On pourrait aussi se servir de la crise comme d’une opportunité de réforme. L’Union européenne, la Chine et quelques autres pays – parmi lesquels on peut encore espérer compter les États-Unis eux-mêmes – devraient en prendre l’initiative, en récupérant de l’ancien multilatéralisme les points qui demeurent utiles, mais en opérant leur refonte, au sein de nouveaux accords, plus équitables, plus souples et mieux adaptés au monde d’aujourd’hui.

Cette stratégie aurait pour avantage d’identifier et d’assimiler les leçons qu’on peut tirer de l’étiolement des dispositifs traditionnels et de l’émergence de nouveaux cadres. Mais existe-t-il aujourd’hui assez d’autorité et de volonté politique pour dépasser les compromis vides, surtout destinés à sauver les apparences ? C’est incertain. Et en cas d’échec, une telle approche pourrait conduire au délitement complet du système mondial.

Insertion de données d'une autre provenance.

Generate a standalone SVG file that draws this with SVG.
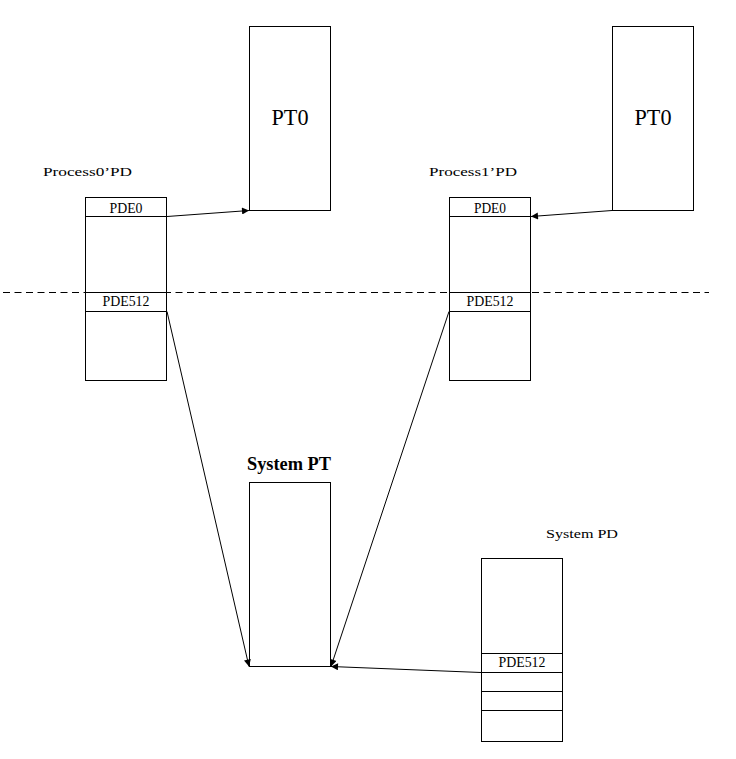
<svg xmlns="http://www.w3.org/2000/svg" width="736" height="759" viewBox="0 0 736 759">
<style>
.box{fill:#fff;stroke:#000;stroke-width:1}
.ln{stroke:#000;stroke-width:1;fill:none}
.con{stroke:#000;stroke-width:1;fill:none;marker-end:url(#ah)}
text{font-family:"Liberation Serif","Noto Sans CJK SC",serif;fill:#000}
.cell{font-size:14.5px;text-anchor:middle}
.lab{font-size:13.5px}
.big{font-size:22.5px;text-anchor:middle}
</style>
<defs>
<marker id="ah" viewBox="0 0 10 10" refX="10" refY="5" markerWidth="9" markerHeight="7" markerUnits="userSpaceOnUse" orient="auto">
<path d="M0,0 L10,5 L0,10 z" fill="#000"/>
</marker>
</defs>
<rect width="736" height="759" fill="#fff"/>
<g id="divider">
<line x1="3" y1="292.5" x2="709" y2="292.5" stroke="#000" stroke-width="1" stroke-dasharray="7 4.5"/>
</g>
<g id="pt0-left">
<rect class="box" x="249.5" y="26.5" width="81" height="184"/>
<text class="big" x="290" y="125" textLength="37" lengthAdjust="spacingAndGlyphs">PT0</text>
</g>
<g id="pt0-right">
<rect class="box" x="612.5" y="26.5" width="81" height="184"/>
<text class="big" x="653" y="125" textLength="37" lengthAdjust="spacingAndGlyphs">PT0</text>
</g>
<g id="process0-pd">
<text class="lab" x="43" y="176" textLength="89" lengthAdjust="spacingAndGlyphs">Process0’PD</text>
<rect class="box" x="85.5" y="197.5" width="81" height="183"/>
<line class="ln" x1="85.5" y1="216.5" x2="166.5" y2="216.5"/>
<line class="ln" x1="85.5" y1="292.5" x2="166.5" y2="292.5"/>
<line class="ln" x1="85.5" y1="311.5" x2="166.5" y2="311.5"/>
<text class="cell" x="126" y="213" textLength="33" lengthAdjust="spacingAndGlyphs">PDE0</text>
<text class="cell" x="126" y="305.5" textLength="47" lengthAdjust="spacingAndGlyphs">PDE512</text>
</g>
<g id="process1-pd">
<text class="lab" x="429" y="176" textLength="88" lengthAdjust="spacingAndGlyphs">Process1’PD</text>
<rect class="box" x="449.5" y="197.5" width="81" height="183"/>
<line class="ln" x1="449.5" y1="216.5" x2="530.5" y2="216.5"/>
<line class="ln" x1="449.5" y1="292.5" x2="530.5" y2="292.5"/>
<line class="ln" x1="449.5" y1="311.5" x2="530.5" y2="311.5"/>
<text class="cell" x="490" y="213" textLength="32" lengthAdjust="spacingAndGlyphs">PDE0</text>
<text class="cell" x="490" y="305.5" textLength="47" lengthAdjust="spacingAndGlyphs">PDE512</text>
</g>
<g id="system-pt">
<text x="247" y="470" font-size="19" font-weight="bold" textLength="84" lengthAdjust="spacingAndGlyphs">System PT</text>
<rect class="box" x="249.5" y="482.5" width="81" height="184"/>
</g>
<g id="system-pd">
<text class="lab" x="546" y="537.5" textLength="72" lengthAdjust="spacingAndGlyphs">System PD</text>
<rect class="box" x="481.5" y="558.5" width="81" height="183"/>
<line class="ln" x1="481.5" y1="653.5" x2="562.5" y2="653.5"/>
<line class="ln" x1="481.5" y1="672.5" x2="562.5" y2="672.5"/>
<line class="ln" x1="481.5" y1="691.5" x2="562.5" y2="691.5"/>
<line class="ln" x1="481.5" y1="710.5" x2="562.5" y2="710.5"/>
<text class="cell" x="522" y="667" textLength="47" lengthAdjust="spacingAndGlyphs">PDE512</text>
</g>
<g id="connectors">
<line class="con" x1="167" y1="216.5" x2="249" y2="210.5"/>
<line class="con" x1="612" y1="210.5" x2="531" y2="216.5"/>
<line class="con" x1="167" y1="311.5" x2="249" y2="666.5"/>
<line class="con" x1="449" y1="311.5" x2="331" y2="666.5"/>
<line class="con" x1="481" y1="672.5" x2="331" y2="666.5"/>
</g>
</svg>
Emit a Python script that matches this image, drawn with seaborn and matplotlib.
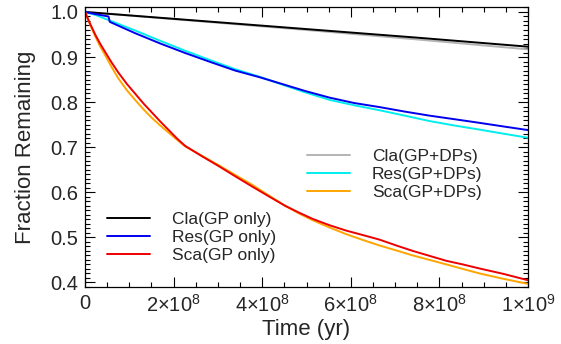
import numpy as np
import pandas as pd
import matplotlib
matplotlib.use("Agg")
import matplotlib.pyplot as plt
import seaborn as sns
from matplotlib.ticker import MultipleLocator, FixedLocator

# ---- data (time in units of 1e9 yr) ----
t_cla = [0.0, 0.25, 0.5, 0.75, 1.0]
cla_gp = [1.0, 0.981, 0.962, 0.943, 0.923]
cla_dp = [1.0, 0.980, 0.960, 0.939, 0.917]

t_res_gp = [0.0, 0.025, 0.053, 0.056, 0.113, 0.17, 0.226, 0.283, 0.339, 0.395, 0.439,
            0.496, 0.552, 0.608, 0.665, 0.722, 0.778, 0.835, 0.891, 0.945, 1.0]
res_gp = [1.0, 0.995, 0.990, 0.978, 0.953, 0.930, 0.909, 0.889, 0.870, 0.855, 0.842,
          0.825, 0.810, 0.798, 0.789, 0.779, 0.770, 0.762, 0.754, 0.746, 0.738]
t_res_dp = [0.0, 0.025, 0.053, 0.113, 0.17, 0.226, 0.283, 0.339, 0.395, 0.439,
            0.496, 0.552, 0.608, 0.665, 0.722, 0.778, 0.835, 0.891, 0.945, 1.0]
res_dp = [1.0, 0.993, 0.982, 0.959, 0.936, 0.914, 0.893, 0.873, 0.856, 0.841,
          0.822, 0.805, 0.793, 0.782, 0.770, 0.758, 0.748, 0.739, 0.730, 0.721]

t_sca = [0.0, 0.011, 0.023, 0.034, 0.045, 0.06, 0.075, 0.094, 0.113, 0.132, 0.151,
         0.17, 0.188, 0.207, 0.226, 0.264, 0.302, 0.34, 0.377, 0.415, 0.452, 0.483,
         0.514, 0.552, 0.590, 0.628, 0.665, 0.703, 0.740, 0.778, 0.816, 0.853, 0.891,
         0.945, 1.0]
sca_gp = [1.0, 0.975, 0.950, 0.930, 0.912, 0.888, 0.866, 0.841, 0.819, 0.797, 0.777,
          0.757, 0.739, 0.720, 0.703, 0.680, 0.658, 0.635, 0.613, 0.591, 0.570, 0.555,
          0.541, 0.527, 0.515, 0.505, 0.495, 0.482, 0.470, 0.459, 0.448, 0.440, 0.431,
          0.419, 0.405]
sca_dp = [1.0, 0.973, 0.946, 0.924, 0.905, 0.878, 0.853, 0.827, 0.805, 0.784, 0.765,
          0.748, 0.733, 0.717, 0.702, 0.681, 0.660, 0.638, 0.617, 0.593, 0.570, 0.553,
          0.538, 0.522, 0.507, 0.494, 0.482, 0.471, 0.460, 0.450, 0.440, 0.430, 0.420,
          0.408, 0.397]

xtick_vals = [0, 0.2, 0.4, 0.6, 0.8, 1.0]
xtick_labels = ["0", r"$2{\times}10^{8}$", r"$4{\times}10^{8}$", r"$6{\times}10^{8}$",
                r"$8{\times}10^{8}$", r"$1{\times}10^{9}$"]

series = [
    ("Cla(GP only)", t_cla, cla_gp, "#000000"),
    ("Res(GP only)", t_res_gp, res_gp, "#0000ee"),
    ("Sca(GP only)", t_sca, sca_gp, "#ee0000"),
    ("Cla(GP+DPs)", t_cla, cla_dp, "#b4b4b4"),
    ("Res(GP+DPs)", t_res_dp, res_dp, "#00eeee"),
    ("Sca(GP+DPs)", t_sca, sca_dp, "#ffa500"),
]

sns.set_style("ticks")
plt.rcParams["font.family"] = ["Liberation Sans", "DejaVu Sans"]
plt.rcParams["mathtext.fontset"] = "custom"
plt.rcParams["mathtext.rm"] = "Liberation Sans"
plt.rcParams["mathtext.it"] = "Liberation Sans"

W, H = 561, 344
fig = plt.figure(figsize=(W / 100, H / 100), dpi=100)
ax = fig.add_axes([85 / W, 1 - 287 / H, (528 - 85) / W, (287 - 7) / H])

handles = {}
draw_order = [3, 0, 4, 1, 5, 2]
for i in draw_order:
    name, tt, vv, col = series[i]
    df = pd.DataFrame({"t": tt, "v": vv})
    sns.lineplot(data=df, x="t", y="v", ax=ax, color=col, linewidth=1.4,
                 estimator=None, sort=False, legend=False)
    handles[name] = ax.lines[-1]

ax.set_xlim(0, 1.0)
ax.set_ylim(0.39, 1.011)
ax.xaxis.set_major_locator(FixedLocator(xtick_vals))
ax.set_xticklabels(xtick_labels)
ax.xaxis.set_minor_locator(MultipleLocator(0.05))
ax.yaxis.set_major_locator(MultipleLocator(0.1))
ax.yaxis.set_minor_locator(MultipleLocator(0.01))
ax.yaxis.set_major_formatter(matplotlib.ticker.FormatStrFormatter("%.1f"))

ax.tick_params(which="both", direction="in", top=True, right=True, color="black",
               width=0.8, labelsize=14.5, pad=5)
ax.tick_params(which="major", length=7)
ax.tick_params(which="minor", length=3.5)
for s in ax.spines.values():
    s.set_linewidth(0.9)
    s.set_color("black")

ax.set_xlabel("Time (yr)", fontsize=16, labelpad=2)
ax.set_ylabel("Fraction Remaining", fontsize=16, labelpad=10)

names1 = ["Cla(GP only)", "Res(GP only)", "Sca(GP only)"]
names2 = ["Cla(GP+DPs)", "Res(GP+DPs)", "Sca(GP+DPs)"]
leg_kw = dict(loc="upper left", frameon=False, fontsize=12.5, handlelength=2.5,
              handletextpad=1.25, labelspacing=0.15, borderpad=0, borderaxespad=0,
              bbox_transform=fig.transFigure)
leg1 = ax.legend([handles[n] for n in names1], names1,
                 bbox_to_anchor=(107 / W, 1 - 212 / H), **leg_kw)
ax.add_artist(leg1)
ax.legend([handles[n] for n in names2], names2,
          bbox_to_anchor=(307 / W, 1 - 149 / H), **leg_kw)

fig.savefig("out.png", dpi=100)
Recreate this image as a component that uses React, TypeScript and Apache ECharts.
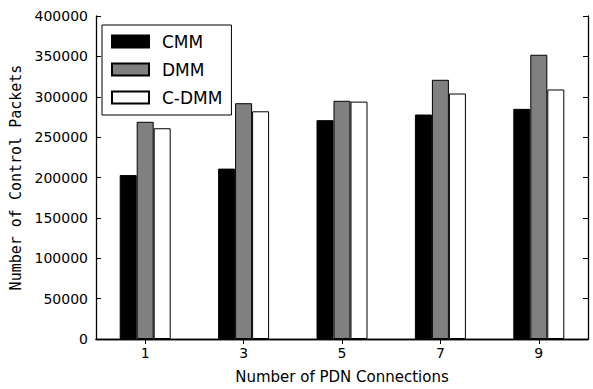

On ne trouvera en définitive la solution ni en cultivant la nostalgie de l’ordre ancien ni en misant sur des formes relâchées, donc inefficaces, de la coopération internationale. L’action collective au niveau international requiert des règles, car l’adaptabilité et la bonne volonté ne peuvent à elles seules résoudre les problèmes difficiles. La voie étroite par laquelle il faudra passer consiste à déterminer, au cas par cas, les conditions minimales permettant à l’action collective d’être efficace, et à bâtir le consensus sur les réformes remplissant ces conditions. Ceux qui croient en l’existence d’une telle voie n’ont plus de temps à perdre pour l’explorer.